What to work on>
Set the listing down again exactly, please, apart from its pictures.

Information shown>
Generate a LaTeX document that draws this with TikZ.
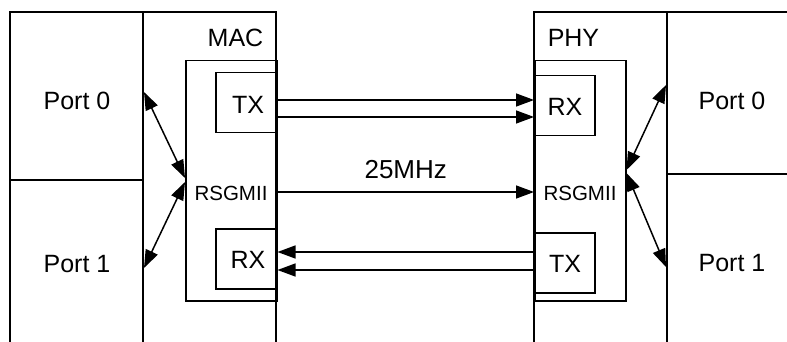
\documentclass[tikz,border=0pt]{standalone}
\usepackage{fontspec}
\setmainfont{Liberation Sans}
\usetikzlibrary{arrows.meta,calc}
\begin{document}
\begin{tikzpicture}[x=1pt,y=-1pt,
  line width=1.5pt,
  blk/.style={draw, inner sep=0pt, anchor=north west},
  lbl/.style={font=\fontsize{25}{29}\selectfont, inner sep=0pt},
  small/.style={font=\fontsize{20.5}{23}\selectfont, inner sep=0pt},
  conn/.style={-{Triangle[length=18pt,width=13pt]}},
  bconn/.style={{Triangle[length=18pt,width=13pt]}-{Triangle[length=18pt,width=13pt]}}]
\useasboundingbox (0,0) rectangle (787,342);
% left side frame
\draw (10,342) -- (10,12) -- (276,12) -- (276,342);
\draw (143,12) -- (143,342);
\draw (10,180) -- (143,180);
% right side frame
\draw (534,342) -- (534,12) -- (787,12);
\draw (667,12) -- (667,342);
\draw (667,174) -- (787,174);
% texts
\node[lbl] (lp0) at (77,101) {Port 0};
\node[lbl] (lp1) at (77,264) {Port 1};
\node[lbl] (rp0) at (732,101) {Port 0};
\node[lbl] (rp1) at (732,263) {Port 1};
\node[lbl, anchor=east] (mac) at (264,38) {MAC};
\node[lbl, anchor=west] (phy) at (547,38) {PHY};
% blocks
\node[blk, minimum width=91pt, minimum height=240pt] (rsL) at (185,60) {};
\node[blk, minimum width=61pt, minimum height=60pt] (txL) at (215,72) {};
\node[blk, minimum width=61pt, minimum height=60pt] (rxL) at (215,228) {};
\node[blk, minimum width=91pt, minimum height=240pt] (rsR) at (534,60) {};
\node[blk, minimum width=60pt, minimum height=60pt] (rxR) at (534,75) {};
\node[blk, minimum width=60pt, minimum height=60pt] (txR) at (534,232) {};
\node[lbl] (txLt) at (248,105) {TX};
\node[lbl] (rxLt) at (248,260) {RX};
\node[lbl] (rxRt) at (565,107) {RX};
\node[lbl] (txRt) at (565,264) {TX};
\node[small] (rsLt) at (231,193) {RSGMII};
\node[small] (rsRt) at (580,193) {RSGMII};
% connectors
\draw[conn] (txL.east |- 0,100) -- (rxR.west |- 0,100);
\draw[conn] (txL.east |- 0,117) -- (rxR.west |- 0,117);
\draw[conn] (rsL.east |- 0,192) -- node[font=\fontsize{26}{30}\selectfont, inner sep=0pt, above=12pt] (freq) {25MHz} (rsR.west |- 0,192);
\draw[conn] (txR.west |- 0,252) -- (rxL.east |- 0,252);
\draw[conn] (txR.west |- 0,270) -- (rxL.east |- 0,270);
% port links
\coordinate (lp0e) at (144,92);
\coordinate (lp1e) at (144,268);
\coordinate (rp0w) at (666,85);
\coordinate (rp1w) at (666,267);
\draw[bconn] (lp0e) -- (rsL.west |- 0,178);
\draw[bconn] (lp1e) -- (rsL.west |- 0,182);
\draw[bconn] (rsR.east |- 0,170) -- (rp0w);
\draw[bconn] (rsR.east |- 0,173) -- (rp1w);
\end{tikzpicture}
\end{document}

Finished exercise>
Generate a LaTeX document that draws this with TikZ.
\documentclass[tikz,border=0pt]{standalone}
\usepackage{fontspec}
\setmainfont{Liberation Sans}
\usetikzlibrary{arrows.meta,calc}
\begin{document}
\begin{tikzpicture}[x=1pt,y=-1pt,
  line width=1.5pt,
  blk/.style={draw, inner sep=0pt, anchor=north west},
  lbl/.style={font=\fontsize{25}{29}\selectfont, inner sep=0pt},
  small/.style={font=\fontsize{20.5}{23}\selectfont, inner sep=0pt},
  conn/.style={-{Triangle[length=18pt,width=13pt]}},
  bconn/.style={{Triangle[length=18pt,width=13pt]}-{Triangle[length=18pt,width=13pt]}}]
\useasboundingbox (0,0) rectangle (787,342);
% left side frame
\draw (10,342) -- (10,12) -- (276,12) -- (276,342);
\draw (143,12) -- (143,342);
\draw (10,180) -- (143,180);
% right side frame
\draw (534,342) -- (534,12) -- (787,12);
\draw (667,12) -- (667,342);
\draw (667,174) -- (787,174);
% texts
\node[lbl] (lp0) at (77,101) {Port 0};
\node[lbl] (lp1) at (77,264) {Port 1};
\node[lbl] (rp0) at (732,101) {Port 0};
\node[lbl] (rp1) at (732,263) {Port 1};
\node[lbl, anchor=east] (mac) at (264,38) {MAC};
\node[lbl, anchor=west] (phy) at (547,38) {PHY};
% blocks
\node[blk, minimum width=91pt, minimum height=240pt] (rsL) at (185,60) {};
\node[blk, minimum width=61pt, minimum height=60pt] (txL) at (215,72) {};
\node[blk, minimum width=61pt, minimum height=60pt] (rxL) at (215,228) {};
\node[blk, minimum width=91pt, minimum height=240pt] (rsR) at (534,60) {};
\node[blk, minimum width=60pt, minimum height=60pt] (rxR) at (534,75) {};
\node[blk, minimum width=60pt, minimum height=60pt] (txR) at (534,232) {};
\node[lbl] (txLt) at (248,105) {TX};
\node[lbl] (rxLt) at (248,260) {RX};
\node[lbl] (rxRt) at (565,107) {RX};
\node[lbl] (txRt) at (565,264) {TX};
\node[small] (rsLt) at (231,193) {RSGMII};
\node[small] (rsRt) at (580,193) {RSGMII};
% connectors
\draw[conn] (txL.east |- 0,100) -- (rxR.west |- 0,100);
\draw[conn] (txL.east |- 0,117) -- (rxR.west |- 0,117);
\draw[conn] (rsL.east |- 0,192) -- node[font=\fontsize{26}{30}\selectfont, inner sep=0pt, above=12pt] (freq) {25MHz} (rsR.west |- 0,192);
\draw[conn] (txR.west |- 0,252) -- (rxL.east |- 0,252);
\draw[conn] (txR.west |- 0,270) -- (rxL.east |- 0,270);
% port links
\coordinate (lp0e) at (144,92);
\coordinate (lp1e) at (144,268);
\coordinate (rp0w) at (666,85);
\coordinate (rp1w) at (666,267);
\draw[bconn] (lp0e) -- (rsL.west |- 0,178);
\draw[bconn] (lp1e) -- (rsL.west |- 0,182);
\draw[bconn] (rsR.east |- 0,170) -- (rp0w);
\draw[bconn] (rsR.east |- 0,173) -- (rp1w);
\end{tikzpicture}
\end{document}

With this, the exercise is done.